While on an outing in the country, Hounsfield came up with the idea that one could determine what was inside a box by taking X-ray readings at all angles around the object. He then set to work constructing a computer that could take input from X-rays at various angles to create an image of the object in "slices". Applying this idea to the medical field led him to propose what is now known as computed tomography. At the time, Hounsfield was not aware of the work that Cormack had done on the theoretical mathematics for such a device. Hounsfield built a prototype head scanner and tested it first on a preserved human brain, then on a fresh cow brain from a butcher’s shop, and later on himself. On 1 October 1971, CT scanning was introduced into medical practice with a successful scan on a cerebral cyst patient at Atkinson Morley Hospital in Wimbledon, London, United Kingdom. In 1975, Hounsfield built a whole-body scanner. The principles of computed tomography developed by Hounsfield remain in use today.

==Awards and honours==
In 1979, Hounsfield and Cormack received the Nobel Prize in Physiology or Medicine.

Hounsfield received numerous awards in addition to the Nobel Prize. He was appointed Commander of the Order of the British Empire in 1976 and knighted in the 1981 Birthday Honours.

In 1974, he received the Wilhelm Exner Medal. Hounsfield was elected a Fellow of the Royal Society (FRS) in 1975. In 1976, he received the Golden Plate Award of the American Academy of Achievement.
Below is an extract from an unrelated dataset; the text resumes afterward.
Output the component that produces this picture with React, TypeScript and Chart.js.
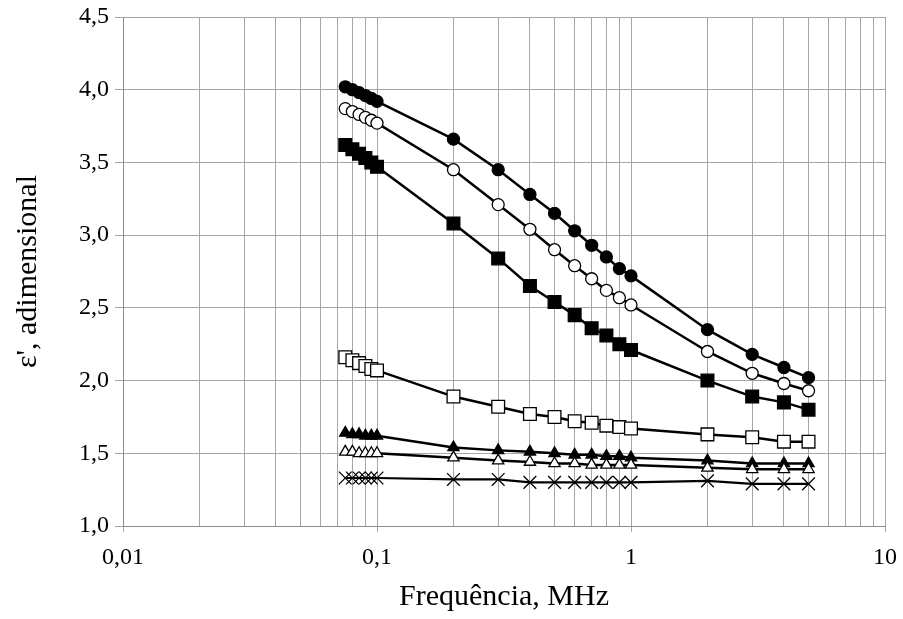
import React, { useEffect, useRef } from "react";
import { Chart, registerables } from "chart.js";

Chart.register(...registerables);

const freq = [0.075, 0.08, 0.085, 0.09, 0.095, 0.1, 0.2, 0.3, 0.4, 0.5, 0.6, 0.7, 0.8, 0.9, 1, 2, 3, 4, 5];

const filledCircle = [4.02, 4.0, 3.98, 3.96, 3.94, 3.92, 3.66, 3.45, 3.28, 3.15, 3.03, 2.93, 2.85, 2.77, 2.72, 2.35, 2.18, 2.09, 2.02];
const openCircle = [3.87, 3.85, 3.83, 3.81, 3.79, 3.77, 3.45, 3.21, 3.04, 2.9, 2.79, 2.7, 2.62, 2.57, 2.52, 2.2, 2.05, 1.98, 1.93];
const filledSquare = [3.62, 3.59, 3.56, 3.53, 3.5, 3.47, 3.08, 2.84, 2.65, 2.54, 2.45, 2.36, 2.31, 2.25, 2.21, 2.0, 1.89, 1.85, 1.8];
const openSquare = [2.16, 2.14, 2.12, 2.1, 2.08, 2.07, 1.89, 1.82, 1.77, 1.75, 1.72, 1.71, 1.69, 1.68, 1.67, 1.63, 1.61, 1.58, 1.58];
const filledTriangle = [1.64, 1.63, 1.63, 1.62, 1.62, 1.62, 1.54, 1.52, 1.51, 1.5, 1.49, 1.49, 1.48, 1.48, 1.47, 1.45, 1.43, 1.43, 1.43];
const openTriangle = [1.51, 1.51, 1.5, 1.5, 1.5, 1.5, 1.47, 1.45, 1.44, 1.43, 1.43, 1.42, 1.42, 1.42, 1.42, 1.4, 1.39, 1.39, 1.39];
const crossSeries = [1.33, 1.33, 1.33, 1.33, 1.33, 1.33, 1.32, 1.32, 1.3, 1.3, 1.3, 1.3, 1.3, 1.3, 1.3, 1.31, 1.29, 1.29, 1.29];

const xDecades = [0.01, 0.1, 1];
const xSteps = [1, 2, 3, 4, 5, 6, 7, 8, 9];
const xMax = 10;
const yMin = 1.0;
const yMax = 4.5;
const yStep = 0.5;

const GRID = "#a6a6a6";
const AXIS = "#8c8c8c";
const FONT = "'Liberation Serif', 'Times New Roman', serif";

const isMajor = (v: number) => {
  const l = Math.log10(v);
  return Math.abs(l - Math.round(l)) < 1e-6;
};

const fmtX = (v: number) => {
  const s = v >= 1 ? String(Math.round(v)) : v.toPrecision(1);
  return s.replace(".", ",");
};

function pts(ys: number[]) {
  return freq.map((x, i) => ({ x, y: ys[i] }));
}

export default function App() {
  const ref = useRef<HTMLCanvasElement | null>(null);

  useEffect(() => {
    document.body.style.margin = "0";
    const canvas = ref.current;
    if (!canvas) return;

    const xTickValues: number[] = [];
    xDecades.forEach((d) => xSteps.forEach((s) => xTickValues.push(+(d * s).toPrecision(3))));
    xTickValues.push(xMax);

    const base = {
      borderColor: "#000",
      borderWidth: 2.5,
      pointBorderColor: "#000",
      pointBorderWidth: 1.3,
      tension: 0,
      showLine: true,
    };

    const chart = new Chart(canvas, {
      type: "scatter",
      data: {
        datasets: [
          { ...base, label: "a", data: pts(crossSeries), pointStyle: "crossRot", pointRadius: 9, pointBackgroundColor: "#fff", borderWidth: 2.2 },
          { ...base, label: "b", data: pts(openTriangle), pointStyle: "triangle", pointRadius: 6.5, pointBackgroundColor: "#fff" },
          { ...base, label: "c", data: pts(filledTriangle), pointStyle: "triangle", pointRadius: 6.5, pointBackgroundColor: "#000" },
          { ...base, label: "d", data: pts(openSquare), pointStyle: "rect", pointRadius: 9, pointBackgroundColor: "#fff" },
          { ...base, label: "e", data: pts(filledSquare), pointStyle: "rect", pointRadius: 9, pointBackgroundColor: "#000" },
          { ...base, label: "f", data: pts(openCircle), pointStyle: "circle", pointRadius: 6, pointBackgroundColor: "#fff" },
          { ...base, label: "g", data: pts(filledCircle), pointStyle: "circle", pointRadius: 6, pointBackgroundColor: "#000" },
        ] as any,
      },
      options: {
        responsive: false,
        animation: false,
        layout: { padding: { top: 17, right: 18, left: 0, bottom: 0 } },
        plugins: { legend: { display: false }, tooltip: { enabled: false } },
        scales: {
          x: {
            type: "logarithmic",
            min: 0.01,
            max: xMax,
            afterBuildTicks: (scale: any) => {
              scale.ticks = xTickValues.map((v) => ({ value: v, major: isMajor(v) }));
            },
            afterFit: (scale: any) => {
              scale.height = 93;
              scale.paddingLeft = 0;
              scale.paddingRight = 0;
            },
            ticks: {
              autoSkip: false,
              maxRotation: 0,
              minRotation: 0,
              padding: 11,
              color: "#000",
              font: { family: FONT, size: 24 },
              callback: (v: any) => (isMajor(Number(v)) ? fmtX(Number(v)) : ""),
            },
            grid: {
              color: GRID,
              lineWidth: 1,
              tickLength: 6,
              tickColor: (ctx: any) => (ctx.tick && isMajor(ctx.tick.value) ? GRID : "rgba(0,0,0,0)"),
            },
            border: { color: AXIS, width: 1 },
            title: {
              display: true,
              text: "Frequência, MHz",
              color: "#000",
              font: { family: FONT, size: 30 },
              padding: { top: 0, bottom: 4 },
            },
          },
          y: {
            type: "linear",
            min: yMin,
            max: yMax,
            afterFit: (scale: any) => {
              scale.width = 123;
              scale.paddingTop = 0;
              scale.paddingBottom = 0;
            },
            ticks: {
              stepSize: yStep,
              padding: 6,
              color: "#000",
              font: { family: FONT, size: 24 },
              callback: (v: any) => Number(v).toFixed(1).replace(".", ","),
            },
            grid: { color: GRID, lineWidth: 1, tickLength: 8, tickColor: GRID },
            border: { color: AXIS, width: 1 },
            title: {
              display: true,
              text: "ε', adimensional",
              color: "#000",
              font: { family: FONT, size: 30 },
              padding: { top: 10, bottom: 0 },
            },
          },
        },
      } as any,
    });

    return () => chart.destroy();
  }, []);

  return (
    <div style={{ width: 903, height: 619, background: "#fff" }}>
      <canvas ref={ref} width={903} height={619} />
    </div>
  );
}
He was awarded the Howard N. Potts Medal in 1977. In 1994 he was elected an Honorary Fellow of the Royal Academy of Engineering.

The Hounsfield Facility for 3-D CT imaging at the University of Nottingham, opened in 2014, was named after him. It was designed to apply CT scanning to biomaterials, especially within soil, and thus to the exploring the environment.

==Personal life and death==
Hounsfield enjoyed hiking and skiing. He had resolved to develop what came to be CT scanning while on a country ramble.

He retired from EMI in 1986 and used the prize money from his Nobel to build a personal laboratory in his home. Hounsfield died at Kingston upon Thames, Greater London, in 2004, at the age of 84.